E tra gli stand le gallerie italiane tengono il passo: oltre a quelle già citate, ci sono Alfonso Artiaco, Massimo De Carlo, Emi Fontana, Galleria dello Scudo, A arte Studio Invernizzi, Franco Noero, Noire Contemporary Art, Giorgio Persano, Raucci/Santamaria, Christian Stein, Tega, Zero. In conclusione: Art Basel ha superato le aspettative e ha costituito un momento importante: è stata la prima volta, in quest’anno difficile, che l’energia è tornata a circolare in una fiera, e questo è avvenuto nel nome di un’alta qualità. Difficile dire se si tratti di un fenomeno di vero e proprio rilancio del mercato o se sia stato soltanto un ammorbidimento momentaneo. D’altra parte si è notato come qui a Basilea, dove regole e ingerenze locali non valgano, le leggi del mercato consone a una fiera si coniugano con quelle della competenza e della ricerca visiva e artisti, collezionisti e galleristi si muovano liberamente secondo conoscenze, motivazioni e gusto intrinseci al trattare arte.
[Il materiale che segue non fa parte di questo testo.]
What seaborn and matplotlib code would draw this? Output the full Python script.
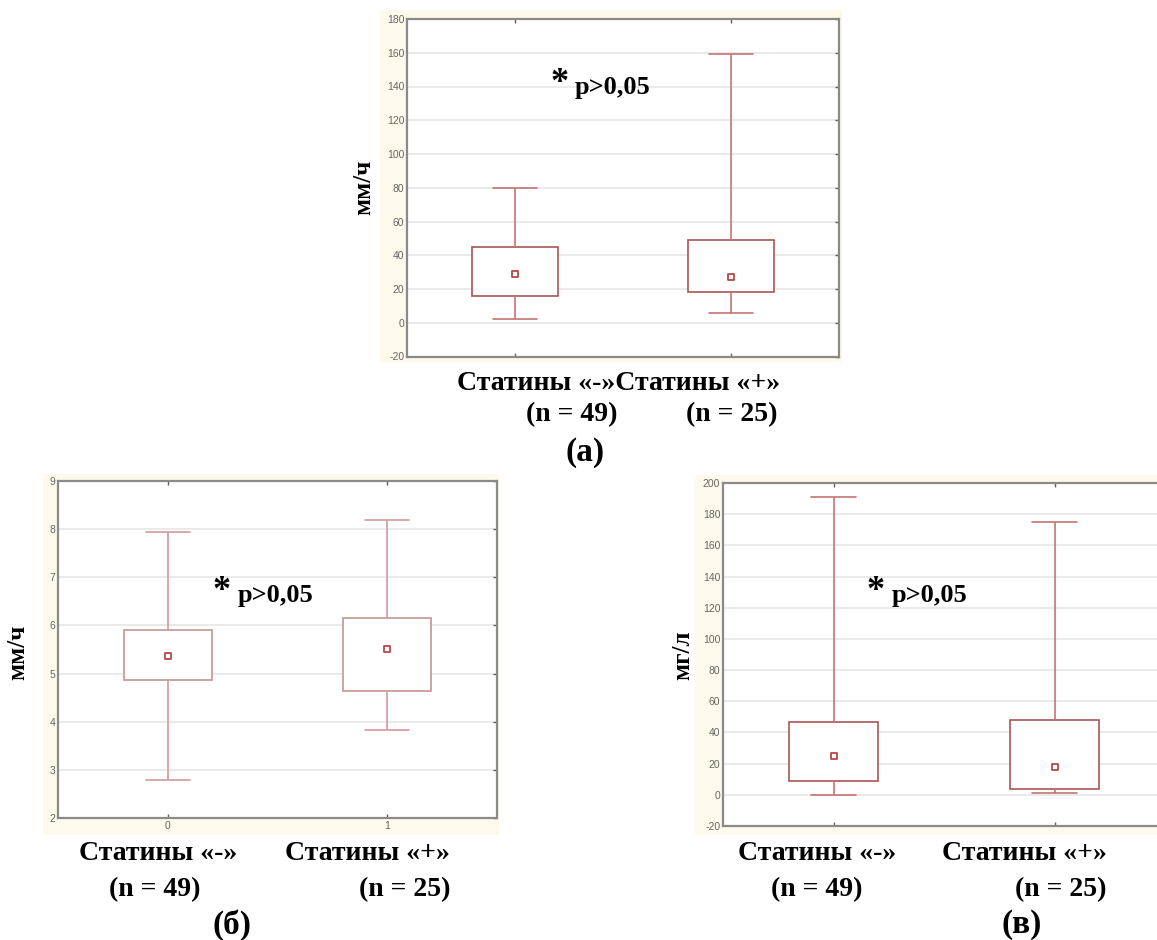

Ne risulta, anche per l’Italia, un panorama di rispetto, con artisti che si confrontano su un orizzonte di ricerca internazionale e con galleristi che si rivolgono a collezionisti dinamici, aggiornati, consapevoli: veri e propri globe trotter dell’arte ben equipaggiati per essere riconosciuti in circuiti felicemente sovranazionali.